Goal of the exercise:
Extract every line where the string "this" appears.
________________________________________
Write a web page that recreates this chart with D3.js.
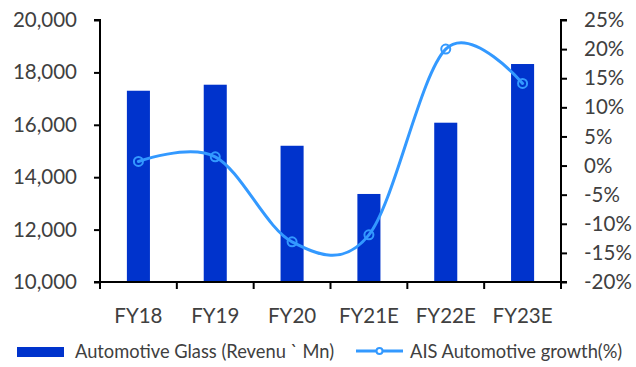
<!DOCTYPE html>
<html>
<head>
<meta charset="utf-8">
<script src="https://cdn.jsdelivr.net/npm/d3@7"></script>
<style>
  html, body { margin: 0; padding: 0; background: #fff; }
  svg { display: block; }
  text { font-family: Lato, "Open Sans", sans-serif; fill: #404040; }
</style>
</head>
<body>
<svg id="chart" width="636" height="367"></svg>
<script>
// Fiscal years on the category axis
const categories = ["FY18", "FY19", "FY20", "FY21E", "FY22E", "FY23E"];
// Automotive glass revenue (Rs Mn), left axis
const revenue = [17300, 17530, 15200, 13360, 16080, 18320];
// AIS automotive growth (%), right axis
const growth = [0.7, 1.5, -13.1, -11.9, 20.0, 14.1];
// Axis tick values
const leftTicks = [10000, 12000, 14000, 16000, 18000, 20000];
const rightTicks = [-20, -15, -10, -5, 0, 5, 10, 15, 20, 25];
// Legend labels
const legendLabels = ["Automotive Glass (Revenu ` Mn)", "AIS Automotive growth(%)"];

const barColor = "#0033cc";
const lineColor = "#3399ff";

const svg = d3.select("#chart");
const plot = { left: 100, right: 561, top: 20, bottom: 282 };

const x = d3.scaleBand().domain(categories).range([plot.left, plot.right]);
const yL = d3.scaleLinear().domain([10000, 20000]).range([plot.bottom, plot.top]);
const yR = d3.scaleLinear().domain([-20, 25]).range([plot.bottom, plot.top]);

const barW = x.bandwidth() * 0.3;

// Bars
svg.append("g").selectAll("rect")
  .data(categories)
  .join("rect")
  .attr("x", (d) => x(d) + (x.bandwidth() - barW) / 2)
  .attr("width", barW)
  .attr("y", (d, i) => yL(revenue[i]))
  .attr("height", (d, i) => yL(10000) - yL(revenue[i]))
  .attr("fill", barColor);

// Smoothed growth line
const pts = categories.map((c, i) => [x(c) + x.bandwidth() / 2, yR(growth[i])]);
svg.append("path")
  .datum(pts)
  .attr("d", d3.line().curve(d3.curveCardinal.tension(0)))
  .attr("fill", "none")
  .attr("stroke", lineColor)
  .attr("stroke-width", 3)
  .attr("stroke-linecap", "round");

svg.append("g").selectAll("circle")
  .data(pts)
  .join("circle")
  .attr("cx", (d) => d[0])
  .attr("cy", (d) => d[1])
  .attr("r", 4.5)
  .attr("fill", "none")
  .attr("stroke", lineColor)
  .attr("stroke-width", 2);

// Axes
const fmt = d3.format(",");
const axisL = svg.append("g")
  .attr("transform", `translate(${plot.left},0)`)
  .call(d3.axisLeft(yL).tickValues(leftTicks).tickFormat(fmt).tickSize(6).tickPadding(17));

const axisR = svg.append("g")
  .attr("transform", `translate(${plot.right},0)`)
  .call(d3.axisRight(yR).tickValues(rightTicks).tickFormat((d) => d + "%").tickSize(6).tickPadding(17));

const xBounds = categories.map((c) => x(c)).concat([plot.right]);
const axisB = svg.append("g")
  .attr("transform", `translate(0,${plot.bottom})`)
  .call(d3.axisBottom(x).tickSize(0).tickPadding(26));
axisB.selectAll(".tick line").remove();
axisB.selectAll("g.bt").data(xBounds).join("line")
  .attr("x1", (d) => d).attr("x2", (d) => d)
  .attr("y1", 0).attr("y2", 7)
  .attr("stroke", "#000").attr("stroke-width", 2);

[axisL, axisR, axisB].forEach((g) => {
  g.select(".domain").attr("stroke", "#000").attr("stroke-width", 2);
  g.selectAll(".tick line").attr("stroke", "#000").attr("stroke-width", 2);
  g.selectAll("text").attr("font-size", 20.5).attr("fill", "#404040")
    .style("font-family", "Lato, 'Open Sans', sans-serif");
});
axisL.select(".domain").attr("d", `M-6,${plot.top}H0V${plot.bottom}H-6`);
axisR.select(".domain").attr("d", `M6,${plot.top}H0V${plot.bottom}H6`);
axisB.select(".domain").attr("d", `M${plot.left},0H${plot.right}`);

// Legend
const leg = svg.append("g");
leg.append("rect")
  .attr("x", 17).attr("y", 347).attr("width", 47).attr("height", 10)
  .attr("fill", barColor);
leg.append("text")
  .attr("x", 75).attr("y", 352).attr("dy", "0.35em")
  .attr("font-size", 18.3).text(legendLabels[0]);
leg.append("line")
  .attr("x1", 356).attr("x2", 403).attr("y1", 351).attr("y2", 351)
  .attr("stroke", lineColor).attr("stroke-width", 3);
leg.append("circle")
  .attr("cx", 379.5).attr("cy", 351).attr("r", 3)
  .attr("fill", "#fff").attr("stroke", lineColor).attr("stroke-width", 2);
leg.append("text")
  .attr("x", 410).attr("y", 352).attr("dy", "0.35em")
  .attr("font-size", 18.3).text(legendLabels[1]);
</script>
</body>
</html>
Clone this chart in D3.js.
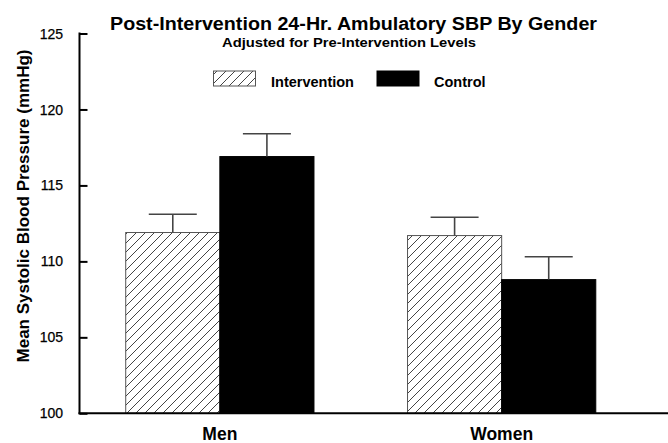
________________________________________
Output of the task:
Write a web page that recreates this chart with D3.js.
Clone this chart in D3.js.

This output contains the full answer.